Goal of the exercise: Omit all pictures and transcribe only the lines in the entries below that run from the line with "Rebuild this chart" through the line with "plt.rcParams['hatch.linewidth'] = 0.6".
BEGIN Records for the exercise
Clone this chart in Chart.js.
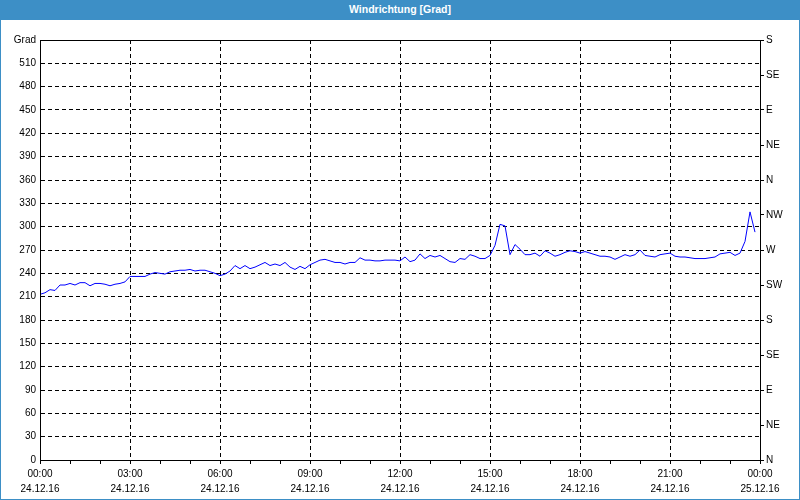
END Records for the exercise
BEGIN Records for the exercise
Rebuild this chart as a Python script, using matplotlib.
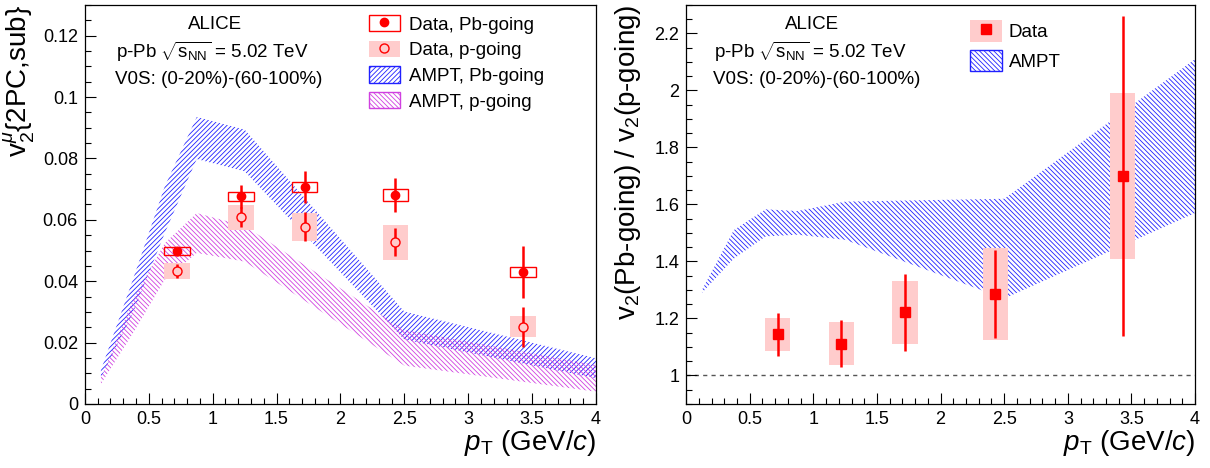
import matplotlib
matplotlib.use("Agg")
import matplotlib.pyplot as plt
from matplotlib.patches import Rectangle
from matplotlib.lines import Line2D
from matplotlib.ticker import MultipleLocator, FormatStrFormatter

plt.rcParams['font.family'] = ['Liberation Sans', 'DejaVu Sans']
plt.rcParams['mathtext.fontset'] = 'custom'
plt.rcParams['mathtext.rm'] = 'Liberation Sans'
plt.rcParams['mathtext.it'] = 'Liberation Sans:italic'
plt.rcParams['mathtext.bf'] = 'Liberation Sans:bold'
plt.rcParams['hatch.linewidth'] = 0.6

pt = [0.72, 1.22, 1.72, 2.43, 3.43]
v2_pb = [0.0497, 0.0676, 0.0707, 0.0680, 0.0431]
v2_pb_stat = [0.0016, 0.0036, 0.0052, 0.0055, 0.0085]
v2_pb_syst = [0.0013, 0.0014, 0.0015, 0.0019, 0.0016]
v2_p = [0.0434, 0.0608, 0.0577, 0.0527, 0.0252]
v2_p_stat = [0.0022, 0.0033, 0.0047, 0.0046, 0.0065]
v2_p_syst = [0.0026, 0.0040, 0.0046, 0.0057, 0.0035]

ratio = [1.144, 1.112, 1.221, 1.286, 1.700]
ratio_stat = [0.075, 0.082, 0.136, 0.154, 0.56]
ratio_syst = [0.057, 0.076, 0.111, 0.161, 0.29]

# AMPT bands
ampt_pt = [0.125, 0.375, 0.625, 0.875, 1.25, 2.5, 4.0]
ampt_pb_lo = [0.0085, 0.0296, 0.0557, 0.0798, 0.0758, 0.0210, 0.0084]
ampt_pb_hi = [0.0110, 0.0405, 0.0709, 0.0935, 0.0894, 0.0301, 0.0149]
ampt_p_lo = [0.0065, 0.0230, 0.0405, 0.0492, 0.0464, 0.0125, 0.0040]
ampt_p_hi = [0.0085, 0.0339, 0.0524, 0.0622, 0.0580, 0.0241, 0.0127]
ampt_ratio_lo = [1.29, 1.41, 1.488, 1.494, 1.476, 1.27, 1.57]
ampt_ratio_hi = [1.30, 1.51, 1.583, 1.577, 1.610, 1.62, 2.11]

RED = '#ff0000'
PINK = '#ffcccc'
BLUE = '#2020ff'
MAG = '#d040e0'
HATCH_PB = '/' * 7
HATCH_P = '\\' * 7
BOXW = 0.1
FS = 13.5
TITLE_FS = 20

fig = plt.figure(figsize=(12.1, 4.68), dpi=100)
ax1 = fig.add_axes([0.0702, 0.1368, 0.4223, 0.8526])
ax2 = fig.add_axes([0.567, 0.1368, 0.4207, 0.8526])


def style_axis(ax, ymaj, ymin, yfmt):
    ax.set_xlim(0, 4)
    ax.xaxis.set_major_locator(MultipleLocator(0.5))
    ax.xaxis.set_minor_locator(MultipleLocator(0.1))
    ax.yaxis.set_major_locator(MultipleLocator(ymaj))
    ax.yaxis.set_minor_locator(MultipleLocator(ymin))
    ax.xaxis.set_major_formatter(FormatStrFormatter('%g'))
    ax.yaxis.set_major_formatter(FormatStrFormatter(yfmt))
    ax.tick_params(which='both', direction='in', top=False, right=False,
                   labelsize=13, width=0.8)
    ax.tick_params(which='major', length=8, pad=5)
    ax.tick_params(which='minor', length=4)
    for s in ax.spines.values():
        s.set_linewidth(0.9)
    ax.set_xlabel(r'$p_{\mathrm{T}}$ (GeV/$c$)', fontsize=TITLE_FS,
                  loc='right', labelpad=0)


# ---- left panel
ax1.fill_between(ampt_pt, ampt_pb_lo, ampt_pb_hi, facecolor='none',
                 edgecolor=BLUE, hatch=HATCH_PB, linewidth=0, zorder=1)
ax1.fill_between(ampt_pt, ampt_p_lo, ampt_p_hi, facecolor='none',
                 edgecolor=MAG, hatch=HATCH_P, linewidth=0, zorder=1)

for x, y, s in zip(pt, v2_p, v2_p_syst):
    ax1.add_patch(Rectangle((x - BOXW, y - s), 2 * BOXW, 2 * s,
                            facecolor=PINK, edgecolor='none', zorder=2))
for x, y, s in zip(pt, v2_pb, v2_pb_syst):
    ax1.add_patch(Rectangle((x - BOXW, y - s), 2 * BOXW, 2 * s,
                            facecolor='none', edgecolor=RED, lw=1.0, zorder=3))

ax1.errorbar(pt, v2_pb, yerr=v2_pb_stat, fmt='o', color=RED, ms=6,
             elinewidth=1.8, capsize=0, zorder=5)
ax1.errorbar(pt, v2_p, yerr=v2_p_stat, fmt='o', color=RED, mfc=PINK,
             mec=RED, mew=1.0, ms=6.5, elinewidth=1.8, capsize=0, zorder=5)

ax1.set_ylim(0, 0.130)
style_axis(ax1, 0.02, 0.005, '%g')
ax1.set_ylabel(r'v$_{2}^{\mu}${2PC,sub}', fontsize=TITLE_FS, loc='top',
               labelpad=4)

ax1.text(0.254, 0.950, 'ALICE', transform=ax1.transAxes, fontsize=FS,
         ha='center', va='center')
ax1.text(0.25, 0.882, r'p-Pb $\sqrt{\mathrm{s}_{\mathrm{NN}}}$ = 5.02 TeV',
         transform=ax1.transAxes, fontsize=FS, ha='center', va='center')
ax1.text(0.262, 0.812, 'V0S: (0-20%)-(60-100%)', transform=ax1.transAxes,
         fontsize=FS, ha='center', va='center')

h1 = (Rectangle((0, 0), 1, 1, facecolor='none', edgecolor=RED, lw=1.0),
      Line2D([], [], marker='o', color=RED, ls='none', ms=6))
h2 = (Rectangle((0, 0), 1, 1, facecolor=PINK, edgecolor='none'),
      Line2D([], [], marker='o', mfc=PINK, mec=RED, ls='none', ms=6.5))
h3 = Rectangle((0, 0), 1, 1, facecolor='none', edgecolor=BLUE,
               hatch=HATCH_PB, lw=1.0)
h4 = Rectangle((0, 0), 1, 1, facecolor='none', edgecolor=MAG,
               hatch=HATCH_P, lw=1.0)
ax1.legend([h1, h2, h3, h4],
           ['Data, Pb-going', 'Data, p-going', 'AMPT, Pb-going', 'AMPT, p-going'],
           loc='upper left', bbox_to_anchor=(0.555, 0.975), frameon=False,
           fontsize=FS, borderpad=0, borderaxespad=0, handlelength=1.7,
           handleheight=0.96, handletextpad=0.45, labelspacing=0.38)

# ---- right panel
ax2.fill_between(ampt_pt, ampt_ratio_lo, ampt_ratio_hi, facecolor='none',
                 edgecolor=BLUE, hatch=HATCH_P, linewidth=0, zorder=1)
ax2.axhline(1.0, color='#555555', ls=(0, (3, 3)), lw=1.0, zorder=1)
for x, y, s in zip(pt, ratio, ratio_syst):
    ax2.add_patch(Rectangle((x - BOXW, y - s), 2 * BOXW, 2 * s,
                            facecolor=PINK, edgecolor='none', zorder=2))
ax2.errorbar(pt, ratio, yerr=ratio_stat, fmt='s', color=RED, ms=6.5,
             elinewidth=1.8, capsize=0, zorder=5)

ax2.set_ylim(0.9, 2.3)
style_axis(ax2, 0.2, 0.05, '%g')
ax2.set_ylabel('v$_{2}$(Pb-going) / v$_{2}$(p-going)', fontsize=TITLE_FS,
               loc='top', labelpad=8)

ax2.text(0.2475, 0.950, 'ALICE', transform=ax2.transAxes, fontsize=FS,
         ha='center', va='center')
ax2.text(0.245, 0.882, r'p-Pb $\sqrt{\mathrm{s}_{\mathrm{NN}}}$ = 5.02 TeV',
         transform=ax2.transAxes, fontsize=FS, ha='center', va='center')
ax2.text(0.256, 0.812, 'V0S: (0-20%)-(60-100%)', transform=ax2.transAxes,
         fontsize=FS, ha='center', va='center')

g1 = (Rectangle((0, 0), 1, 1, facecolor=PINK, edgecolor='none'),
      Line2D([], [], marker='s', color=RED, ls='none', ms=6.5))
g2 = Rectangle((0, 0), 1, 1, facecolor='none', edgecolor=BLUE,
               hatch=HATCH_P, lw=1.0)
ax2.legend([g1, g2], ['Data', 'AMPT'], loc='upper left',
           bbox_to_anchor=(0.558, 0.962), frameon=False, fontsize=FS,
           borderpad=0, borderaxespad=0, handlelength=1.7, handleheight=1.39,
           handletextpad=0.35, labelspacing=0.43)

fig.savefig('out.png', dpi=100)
END Records for the exercise
BEGIN Records for the exercise
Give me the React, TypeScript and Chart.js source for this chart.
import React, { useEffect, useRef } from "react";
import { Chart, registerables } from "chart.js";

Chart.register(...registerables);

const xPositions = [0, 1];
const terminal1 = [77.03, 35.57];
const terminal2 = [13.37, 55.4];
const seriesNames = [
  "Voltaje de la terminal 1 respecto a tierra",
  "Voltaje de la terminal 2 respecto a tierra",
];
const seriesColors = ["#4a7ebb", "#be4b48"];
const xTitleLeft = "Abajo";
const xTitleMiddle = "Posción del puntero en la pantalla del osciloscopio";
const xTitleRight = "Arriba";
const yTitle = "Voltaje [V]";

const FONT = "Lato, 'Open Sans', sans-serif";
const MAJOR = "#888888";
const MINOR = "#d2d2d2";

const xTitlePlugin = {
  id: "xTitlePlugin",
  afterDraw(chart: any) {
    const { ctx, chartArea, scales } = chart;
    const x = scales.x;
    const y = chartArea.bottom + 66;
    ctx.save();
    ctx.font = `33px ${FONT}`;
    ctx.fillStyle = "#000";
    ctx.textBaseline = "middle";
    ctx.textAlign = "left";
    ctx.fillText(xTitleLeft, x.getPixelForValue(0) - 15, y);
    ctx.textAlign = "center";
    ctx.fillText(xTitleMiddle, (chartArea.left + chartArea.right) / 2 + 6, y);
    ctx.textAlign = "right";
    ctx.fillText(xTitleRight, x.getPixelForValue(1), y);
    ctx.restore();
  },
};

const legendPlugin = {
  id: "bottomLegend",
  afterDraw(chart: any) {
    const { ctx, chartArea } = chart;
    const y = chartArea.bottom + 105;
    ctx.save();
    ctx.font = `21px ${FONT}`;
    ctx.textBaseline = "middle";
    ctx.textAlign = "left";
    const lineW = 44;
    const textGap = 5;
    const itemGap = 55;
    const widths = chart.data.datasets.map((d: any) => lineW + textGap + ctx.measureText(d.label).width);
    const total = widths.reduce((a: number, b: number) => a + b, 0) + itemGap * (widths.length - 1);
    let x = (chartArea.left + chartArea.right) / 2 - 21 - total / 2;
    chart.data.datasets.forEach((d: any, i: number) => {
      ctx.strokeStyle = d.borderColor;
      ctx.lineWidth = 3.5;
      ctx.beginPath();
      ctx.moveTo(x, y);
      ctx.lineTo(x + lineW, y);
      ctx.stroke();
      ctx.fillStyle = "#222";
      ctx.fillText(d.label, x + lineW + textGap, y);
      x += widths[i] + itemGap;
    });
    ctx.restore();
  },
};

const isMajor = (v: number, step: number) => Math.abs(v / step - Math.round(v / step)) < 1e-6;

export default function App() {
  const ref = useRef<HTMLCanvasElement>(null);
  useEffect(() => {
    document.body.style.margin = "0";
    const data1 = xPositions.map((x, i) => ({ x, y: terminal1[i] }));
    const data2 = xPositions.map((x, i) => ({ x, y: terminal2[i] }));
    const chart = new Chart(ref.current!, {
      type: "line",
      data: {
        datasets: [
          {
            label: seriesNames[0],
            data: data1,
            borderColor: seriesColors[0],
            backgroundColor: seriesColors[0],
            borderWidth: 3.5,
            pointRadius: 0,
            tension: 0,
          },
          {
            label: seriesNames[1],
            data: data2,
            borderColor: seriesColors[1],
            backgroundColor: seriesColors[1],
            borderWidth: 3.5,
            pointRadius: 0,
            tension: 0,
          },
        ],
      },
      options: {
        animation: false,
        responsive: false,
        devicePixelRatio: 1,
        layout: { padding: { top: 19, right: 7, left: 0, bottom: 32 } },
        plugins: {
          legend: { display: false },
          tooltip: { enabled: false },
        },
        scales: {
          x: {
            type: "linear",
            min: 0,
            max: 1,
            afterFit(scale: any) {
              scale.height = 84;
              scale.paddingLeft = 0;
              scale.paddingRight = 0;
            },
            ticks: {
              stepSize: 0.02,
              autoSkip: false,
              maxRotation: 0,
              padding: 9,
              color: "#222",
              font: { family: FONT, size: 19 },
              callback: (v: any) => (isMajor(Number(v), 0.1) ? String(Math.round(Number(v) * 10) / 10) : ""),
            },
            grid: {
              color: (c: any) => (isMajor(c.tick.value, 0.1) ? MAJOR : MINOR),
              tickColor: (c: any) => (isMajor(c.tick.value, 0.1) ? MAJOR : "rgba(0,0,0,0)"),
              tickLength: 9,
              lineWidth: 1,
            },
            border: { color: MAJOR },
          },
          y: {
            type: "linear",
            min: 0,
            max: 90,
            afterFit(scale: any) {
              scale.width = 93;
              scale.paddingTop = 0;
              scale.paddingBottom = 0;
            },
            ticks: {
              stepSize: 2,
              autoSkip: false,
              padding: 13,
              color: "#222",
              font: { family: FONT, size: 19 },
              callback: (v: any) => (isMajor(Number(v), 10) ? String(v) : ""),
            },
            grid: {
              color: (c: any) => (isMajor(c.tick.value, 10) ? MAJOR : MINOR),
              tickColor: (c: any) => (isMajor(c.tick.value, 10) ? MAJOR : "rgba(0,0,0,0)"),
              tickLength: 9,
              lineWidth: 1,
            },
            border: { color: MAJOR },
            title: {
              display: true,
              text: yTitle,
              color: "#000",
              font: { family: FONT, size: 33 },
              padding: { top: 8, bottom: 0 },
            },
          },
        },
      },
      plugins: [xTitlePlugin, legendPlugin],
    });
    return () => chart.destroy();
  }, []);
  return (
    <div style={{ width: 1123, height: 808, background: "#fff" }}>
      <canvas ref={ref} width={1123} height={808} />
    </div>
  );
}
END Records for the exercise
Written response:
Rebuild this chart as a Python script, using matplotlib.
import matplotlib
matplotlib.use("Agg")
import matplotlib.pyplot as plt
from matplotlib.patches import Rectangle
from matplotlib.lines import Line2D
from matplotlib.ticker import MultipleLocator, FormatStrFormatter

plt.rcParams['font.family'] = ['Liberation Sans', 'DejaVu Sans']
plt.rcParams['mathtext.fontset'] = 'custom'
plt.rcParams['mathtext.rm'] = 'Liberation Sans'
plt.rcParams['mathtext.it'] = 'Liberation Sans:italic'
plt.rcParams['mathtext.bf'] = 'Liberation Sans:bold'
plt.rcParams['hatch.linewidth'] = 0.6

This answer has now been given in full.